[start of Data for the task]

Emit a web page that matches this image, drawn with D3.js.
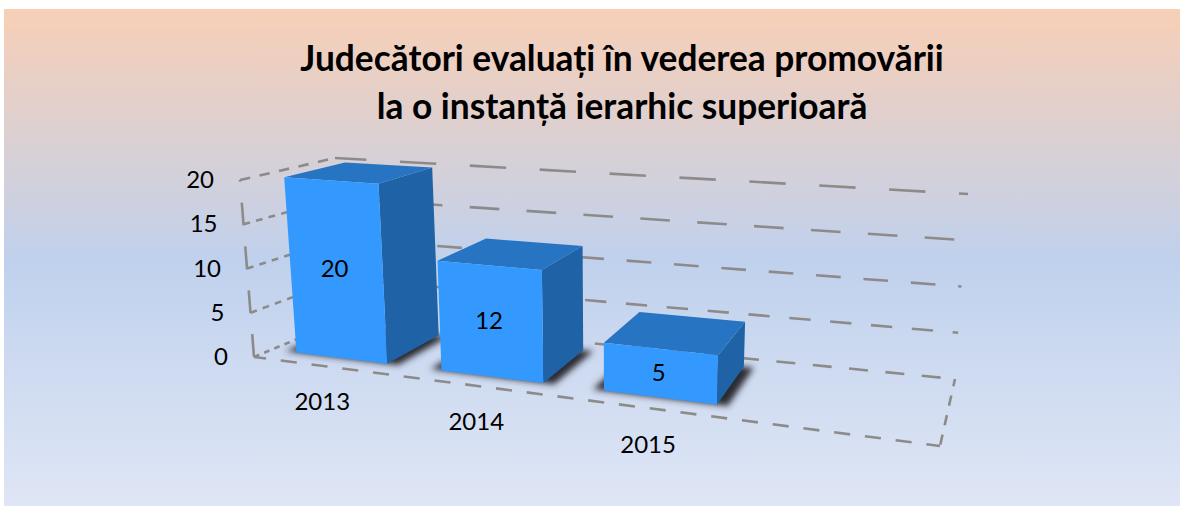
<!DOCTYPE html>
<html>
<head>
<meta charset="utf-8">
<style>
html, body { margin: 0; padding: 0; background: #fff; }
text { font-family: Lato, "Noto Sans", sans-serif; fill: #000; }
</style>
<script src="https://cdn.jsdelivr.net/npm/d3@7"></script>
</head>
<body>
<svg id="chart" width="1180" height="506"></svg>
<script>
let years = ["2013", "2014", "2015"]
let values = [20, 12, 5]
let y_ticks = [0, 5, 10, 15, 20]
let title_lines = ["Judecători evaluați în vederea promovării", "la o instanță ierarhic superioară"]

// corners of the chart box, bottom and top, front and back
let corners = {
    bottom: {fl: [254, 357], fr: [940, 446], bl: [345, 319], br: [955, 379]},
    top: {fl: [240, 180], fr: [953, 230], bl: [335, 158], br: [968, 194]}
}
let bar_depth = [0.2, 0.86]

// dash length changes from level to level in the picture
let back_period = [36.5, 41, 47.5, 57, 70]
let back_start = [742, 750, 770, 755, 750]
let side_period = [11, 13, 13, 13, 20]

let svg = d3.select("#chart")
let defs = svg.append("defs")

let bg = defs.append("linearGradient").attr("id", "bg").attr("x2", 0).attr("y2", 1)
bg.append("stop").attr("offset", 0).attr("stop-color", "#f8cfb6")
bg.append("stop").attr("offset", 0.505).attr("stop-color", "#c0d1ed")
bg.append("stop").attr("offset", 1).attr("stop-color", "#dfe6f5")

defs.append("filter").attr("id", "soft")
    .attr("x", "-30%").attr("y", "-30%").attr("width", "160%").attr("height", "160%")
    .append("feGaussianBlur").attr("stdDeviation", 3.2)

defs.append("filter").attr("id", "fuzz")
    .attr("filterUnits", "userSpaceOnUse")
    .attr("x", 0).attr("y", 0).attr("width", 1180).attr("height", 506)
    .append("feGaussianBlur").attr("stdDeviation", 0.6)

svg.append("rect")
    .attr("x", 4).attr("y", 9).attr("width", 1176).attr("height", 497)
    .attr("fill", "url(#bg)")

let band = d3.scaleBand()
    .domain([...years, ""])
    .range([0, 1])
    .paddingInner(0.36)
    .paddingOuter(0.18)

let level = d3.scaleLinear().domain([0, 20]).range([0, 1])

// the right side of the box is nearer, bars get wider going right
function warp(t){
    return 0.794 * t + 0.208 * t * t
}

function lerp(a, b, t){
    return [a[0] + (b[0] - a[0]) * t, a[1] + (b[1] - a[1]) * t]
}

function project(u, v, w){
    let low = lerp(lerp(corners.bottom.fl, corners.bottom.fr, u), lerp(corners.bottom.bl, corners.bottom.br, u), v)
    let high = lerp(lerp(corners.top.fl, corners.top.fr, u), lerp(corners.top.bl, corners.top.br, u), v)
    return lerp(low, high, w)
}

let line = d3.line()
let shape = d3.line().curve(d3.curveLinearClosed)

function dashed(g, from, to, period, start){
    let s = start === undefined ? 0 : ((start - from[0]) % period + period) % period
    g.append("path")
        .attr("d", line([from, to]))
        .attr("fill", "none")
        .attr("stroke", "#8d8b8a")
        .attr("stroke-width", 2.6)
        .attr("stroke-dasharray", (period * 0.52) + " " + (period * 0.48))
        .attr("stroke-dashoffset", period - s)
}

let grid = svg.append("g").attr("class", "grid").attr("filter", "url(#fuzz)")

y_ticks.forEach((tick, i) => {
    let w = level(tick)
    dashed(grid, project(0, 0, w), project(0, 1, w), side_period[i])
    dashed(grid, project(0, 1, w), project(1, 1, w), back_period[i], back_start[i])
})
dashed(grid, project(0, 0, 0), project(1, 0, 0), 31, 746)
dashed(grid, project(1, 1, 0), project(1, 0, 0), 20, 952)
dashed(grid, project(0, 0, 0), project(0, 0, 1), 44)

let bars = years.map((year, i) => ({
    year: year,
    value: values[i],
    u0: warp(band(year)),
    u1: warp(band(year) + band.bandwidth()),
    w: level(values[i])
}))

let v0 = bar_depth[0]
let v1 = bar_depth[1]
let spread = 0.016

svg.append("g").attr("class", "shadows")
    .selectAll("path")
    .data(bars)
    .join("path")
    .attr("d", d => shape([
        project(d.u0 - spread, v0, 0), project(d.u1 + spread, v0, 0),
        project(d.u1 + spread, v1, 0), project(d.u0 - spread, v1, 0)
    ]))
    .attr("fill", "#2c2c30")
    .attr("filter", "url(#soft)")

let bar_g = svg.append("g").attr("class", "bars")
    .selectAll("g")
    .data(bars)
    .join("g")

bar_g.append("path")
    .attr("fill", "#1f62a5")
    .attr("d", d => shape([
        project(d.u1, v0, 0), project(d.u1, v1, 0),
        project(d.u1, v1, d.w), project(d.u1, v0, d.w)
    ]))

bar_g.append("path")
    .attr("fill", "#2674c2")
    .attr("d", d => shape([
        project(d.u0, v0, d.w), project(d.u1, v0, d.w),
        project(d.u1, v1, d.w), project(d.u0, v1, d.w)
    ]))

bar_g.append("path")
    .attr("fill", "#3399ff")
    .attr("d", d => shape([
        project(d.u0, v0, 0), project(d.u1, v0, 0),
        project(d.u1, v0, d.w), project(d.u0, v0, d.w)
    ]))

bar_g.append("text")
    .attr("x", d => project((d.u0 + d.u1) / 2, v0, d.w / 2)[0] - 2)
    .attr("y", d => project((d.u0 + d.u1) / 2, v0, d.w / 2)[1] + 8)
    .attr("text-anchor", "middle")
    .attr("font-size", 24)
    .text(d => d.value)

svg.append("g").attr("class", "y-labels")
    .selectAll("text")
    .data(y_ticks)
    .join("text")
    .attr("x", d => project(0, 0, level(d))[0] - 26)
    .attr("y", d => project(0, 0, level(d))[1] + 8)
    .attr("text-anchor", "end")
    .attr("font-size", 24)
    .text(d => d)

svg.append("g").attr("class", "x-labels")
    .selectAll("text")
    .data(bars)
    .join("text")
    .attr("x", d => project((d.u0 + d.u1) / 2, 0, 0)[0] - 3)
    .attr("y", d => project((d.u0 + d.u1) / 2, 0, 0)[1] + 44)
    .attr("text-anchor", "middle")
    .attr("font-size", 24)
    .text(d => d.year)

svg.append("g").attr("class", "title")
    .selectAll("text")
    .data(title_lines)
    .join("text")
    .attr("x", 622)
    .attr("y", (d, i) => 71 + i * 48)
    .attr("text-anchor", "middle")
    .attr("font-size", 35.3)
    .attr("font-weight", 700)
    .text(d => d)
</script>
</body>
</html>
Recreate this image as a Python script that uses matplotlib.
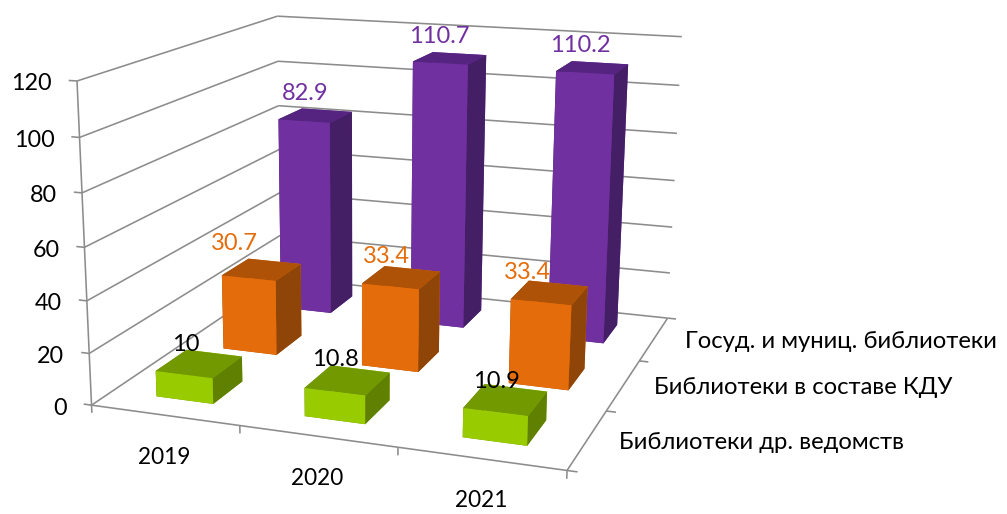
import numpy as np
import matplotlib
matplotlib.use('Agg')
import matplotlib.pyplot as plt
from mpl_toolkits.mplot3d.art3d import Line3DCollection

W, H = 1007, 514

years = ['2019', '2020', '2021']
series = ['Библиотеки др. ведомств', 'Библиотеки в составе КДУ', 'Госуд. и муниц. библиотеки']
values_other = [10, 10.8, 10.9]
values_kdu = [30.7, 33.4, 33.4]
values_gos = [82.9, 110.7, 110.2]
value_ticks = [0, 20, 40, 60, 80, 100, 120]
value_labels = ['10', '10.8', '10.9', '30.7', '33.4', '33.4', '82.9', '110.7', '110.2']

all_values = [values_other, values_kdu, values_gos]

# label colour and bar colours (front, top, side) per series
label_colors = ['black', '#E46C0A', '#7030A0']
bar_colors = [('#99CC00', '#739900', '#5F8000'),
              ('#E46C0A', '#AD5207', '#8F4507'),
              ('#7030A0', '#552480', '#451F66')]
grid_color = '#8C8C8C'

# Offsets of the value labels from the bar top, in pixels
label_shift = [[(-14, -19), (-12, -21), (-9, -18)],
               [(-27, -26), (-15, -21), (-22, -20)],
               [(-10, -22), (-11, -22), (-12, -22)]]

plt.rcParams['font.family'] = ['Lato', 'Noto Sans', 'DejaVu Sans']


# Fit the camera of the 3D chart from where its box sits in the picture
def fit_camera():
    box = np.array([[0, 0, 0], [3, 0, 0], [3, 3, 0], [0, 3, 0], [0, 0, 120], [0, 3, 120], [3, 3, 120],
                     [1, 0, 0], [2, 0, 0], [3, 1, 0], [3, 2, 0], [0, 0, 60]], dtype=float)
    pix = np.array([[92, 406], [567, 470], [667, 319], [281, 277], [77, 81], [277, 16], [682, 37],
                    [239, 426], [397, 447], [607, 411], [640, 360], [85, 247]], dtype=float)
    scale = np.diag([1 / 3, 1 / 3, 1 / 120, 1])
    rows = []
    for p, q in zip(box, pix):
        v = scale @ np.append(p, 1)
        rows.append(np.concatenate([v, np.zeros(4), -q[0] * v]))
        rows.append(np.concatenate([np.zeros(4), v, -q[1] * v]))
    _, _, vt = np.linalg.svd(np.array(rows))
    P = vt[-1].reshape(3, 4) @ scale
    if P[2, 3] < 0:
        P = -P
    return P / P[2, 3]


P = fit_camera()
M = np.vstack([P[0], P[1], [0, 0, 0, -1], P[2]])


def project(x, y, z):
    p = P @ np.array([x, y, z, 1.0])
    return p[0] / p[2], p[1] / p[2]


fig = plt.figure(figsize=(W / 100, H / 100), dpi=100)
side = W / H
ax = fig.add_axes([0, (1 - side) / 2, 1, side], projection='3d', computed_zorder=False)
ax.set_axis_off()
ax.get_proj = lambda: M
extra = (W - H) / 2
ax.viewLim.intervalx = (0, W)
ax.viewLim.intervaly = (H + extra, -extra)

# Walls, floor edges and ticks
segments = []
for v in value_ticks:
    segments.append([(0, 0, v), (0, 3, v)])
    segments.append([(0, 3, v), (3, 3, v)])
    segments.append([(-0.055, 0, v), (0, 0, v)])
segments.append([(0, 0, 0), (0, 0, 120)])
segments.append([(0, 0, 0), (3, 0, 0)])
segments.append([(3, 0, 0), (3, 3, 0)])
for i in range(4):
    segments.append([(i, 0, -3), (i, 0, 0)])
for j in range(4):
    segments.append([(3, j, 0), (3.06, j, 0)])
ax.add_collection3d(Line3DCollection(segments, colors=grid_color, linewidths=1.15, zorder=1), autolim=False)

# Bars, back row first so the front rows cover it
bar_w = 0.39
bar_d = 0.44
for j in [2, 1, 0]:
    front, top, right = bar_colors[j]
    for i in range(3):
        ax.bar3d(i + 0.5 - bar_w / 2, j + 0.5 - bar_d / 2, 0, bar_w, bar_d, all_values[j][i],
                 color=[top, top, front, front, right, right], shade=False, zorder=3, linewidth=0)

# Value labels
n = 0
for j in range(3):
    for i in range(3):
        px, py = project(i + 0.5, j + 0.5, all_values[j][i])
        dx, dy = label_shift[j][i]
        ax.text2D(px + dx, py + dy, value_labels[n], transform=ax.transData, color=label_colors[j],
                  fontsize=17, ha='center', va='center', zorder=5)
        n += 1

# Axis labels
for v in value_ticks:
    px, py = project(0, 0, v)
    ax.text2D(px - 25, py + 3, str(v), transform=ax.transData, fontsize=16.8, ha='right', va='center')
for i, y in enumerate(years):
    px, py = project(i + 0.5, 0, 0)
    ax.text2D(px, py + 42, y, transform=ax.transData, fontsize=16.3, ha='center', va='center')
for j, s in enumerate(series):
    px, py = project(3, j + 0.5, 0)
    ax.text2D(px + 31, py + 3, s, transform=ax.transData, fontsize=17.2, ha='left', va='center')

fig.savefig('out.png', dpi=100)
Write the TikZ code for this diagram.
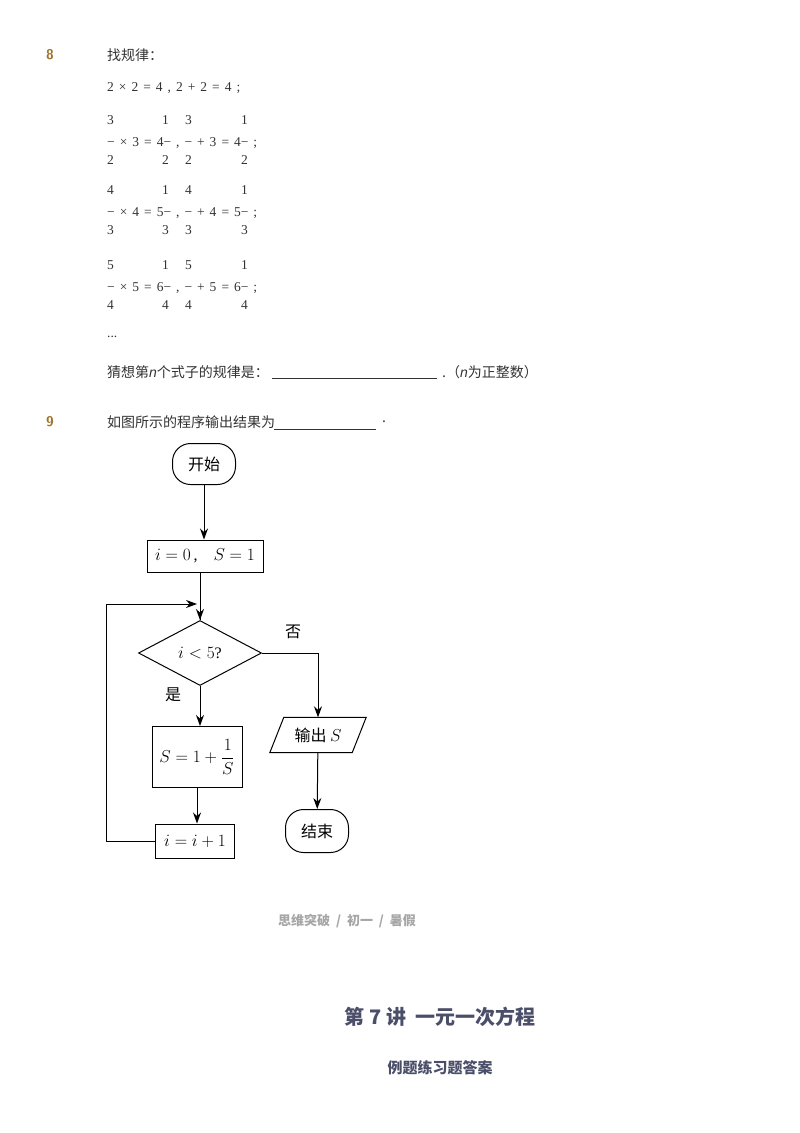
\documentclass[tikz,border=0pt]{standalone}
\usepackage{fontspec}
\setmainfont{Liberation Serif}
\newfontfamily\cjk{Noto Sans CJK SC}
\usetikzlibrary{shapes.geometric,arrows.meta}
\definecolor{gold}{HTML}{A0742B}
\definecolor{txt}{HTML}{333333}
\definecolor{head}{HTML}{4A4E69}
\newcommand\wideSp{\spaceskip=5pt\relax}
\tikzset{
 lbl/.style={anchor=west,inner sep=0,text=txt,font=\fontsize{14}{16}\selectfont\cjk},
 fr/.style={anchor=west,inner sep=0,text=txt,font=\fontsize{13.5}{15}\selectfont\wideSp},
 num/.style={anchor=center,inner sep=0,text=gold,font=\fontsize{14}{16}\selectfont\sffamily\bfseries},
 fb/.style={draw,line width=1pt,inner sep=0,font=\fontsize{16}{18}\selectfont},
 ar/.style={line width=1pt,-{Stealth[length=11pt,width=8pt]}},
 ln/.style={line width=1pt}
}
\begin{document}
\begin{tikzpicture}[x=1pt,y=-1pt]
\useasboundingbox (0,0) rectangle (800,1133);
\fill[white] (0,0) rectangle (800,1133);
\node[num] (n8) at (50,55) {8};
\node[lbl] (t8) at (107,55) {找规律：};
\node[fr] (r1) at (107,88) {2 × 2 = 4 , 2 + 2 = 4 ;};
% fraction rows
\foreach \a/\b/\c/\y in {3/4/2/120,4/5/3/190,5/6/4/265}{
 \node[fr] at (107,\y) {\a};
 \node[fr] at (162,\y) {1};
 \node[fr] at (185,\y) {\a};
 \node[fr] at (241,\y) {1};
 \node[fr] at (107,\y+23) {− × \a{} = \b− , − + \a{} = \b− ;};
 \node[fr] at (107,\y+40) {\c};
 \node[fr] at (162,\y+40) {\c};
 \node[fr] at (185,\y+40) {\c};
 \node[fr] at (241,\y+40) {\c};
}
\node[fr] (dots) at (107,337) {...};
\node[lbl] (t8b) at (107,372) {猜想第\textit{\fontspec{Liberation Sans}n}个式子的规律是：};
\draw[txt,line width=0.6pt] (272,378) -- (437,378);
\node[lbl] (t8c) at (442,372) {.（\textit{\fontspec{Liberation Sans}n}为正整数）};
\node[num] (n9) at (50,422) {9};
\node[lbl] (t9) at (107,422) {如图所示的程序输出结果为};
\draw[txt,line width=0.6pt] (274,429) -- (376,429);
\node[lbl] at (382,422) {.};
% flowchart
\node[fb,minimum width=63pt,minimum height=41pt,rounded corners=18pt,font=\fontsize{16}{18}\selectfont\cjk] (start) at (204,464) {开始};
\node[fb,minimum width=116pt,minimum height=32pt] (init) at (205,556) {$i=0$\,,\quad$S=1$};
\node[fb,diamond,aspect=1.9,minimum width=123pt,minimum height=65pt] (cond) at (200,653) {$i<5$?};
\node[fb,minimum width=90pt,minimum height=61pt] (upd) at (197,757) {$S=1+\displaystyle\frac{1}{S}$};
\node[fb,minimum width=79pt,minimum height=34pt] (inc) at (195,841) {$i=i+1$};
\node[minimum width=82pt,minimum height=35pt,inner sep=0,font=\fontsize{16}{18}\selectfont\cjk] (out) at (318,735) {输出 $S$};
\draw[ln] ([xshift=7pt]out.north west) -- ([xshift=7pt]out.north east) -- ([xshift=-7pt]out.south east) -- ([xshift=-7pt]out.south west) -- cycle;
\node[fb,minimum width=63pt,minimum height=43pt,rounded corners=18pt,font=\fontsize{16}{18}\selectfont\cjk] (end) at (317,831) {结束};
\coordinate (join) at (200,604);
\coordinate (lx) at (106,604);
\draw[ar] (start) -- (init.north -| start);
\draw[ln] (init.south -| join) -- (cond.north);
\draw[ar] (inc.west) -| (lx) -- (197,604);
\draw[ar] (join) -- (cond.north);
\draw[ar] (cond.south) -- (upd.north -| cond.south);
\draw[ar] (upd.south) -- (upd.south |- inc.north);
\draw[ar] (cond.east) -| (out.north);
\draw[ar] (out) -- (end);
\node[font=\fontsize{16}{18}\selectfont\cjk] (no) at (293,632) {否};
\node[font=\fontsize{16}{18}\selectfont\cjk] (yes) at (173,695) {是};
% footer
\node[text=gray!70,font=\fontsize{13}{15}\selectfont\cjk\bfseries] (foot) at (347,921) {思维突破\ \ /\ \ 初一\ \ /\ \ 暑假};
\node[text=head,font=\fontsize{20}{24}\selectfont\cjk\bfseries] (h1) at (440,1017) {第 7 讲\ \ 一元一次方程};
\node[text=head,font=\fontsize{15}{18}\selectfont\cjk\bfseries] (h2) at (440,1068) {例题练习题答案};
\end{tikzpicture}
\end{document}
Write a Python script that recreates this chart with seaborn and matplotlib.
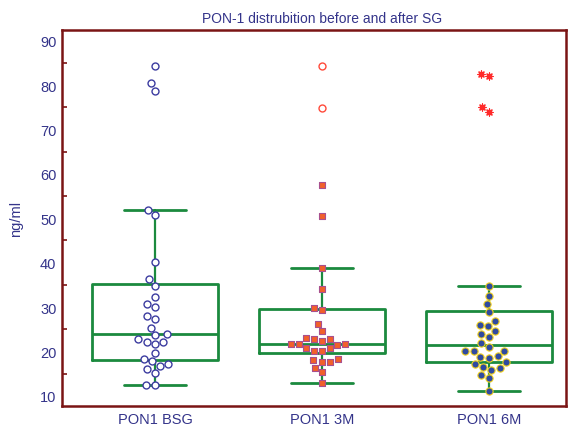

[end of Data for the task]

* _Exercise prompt_
Identify how many lines in the entries above include the string "script", then state that number alone.

* _Full solution_
5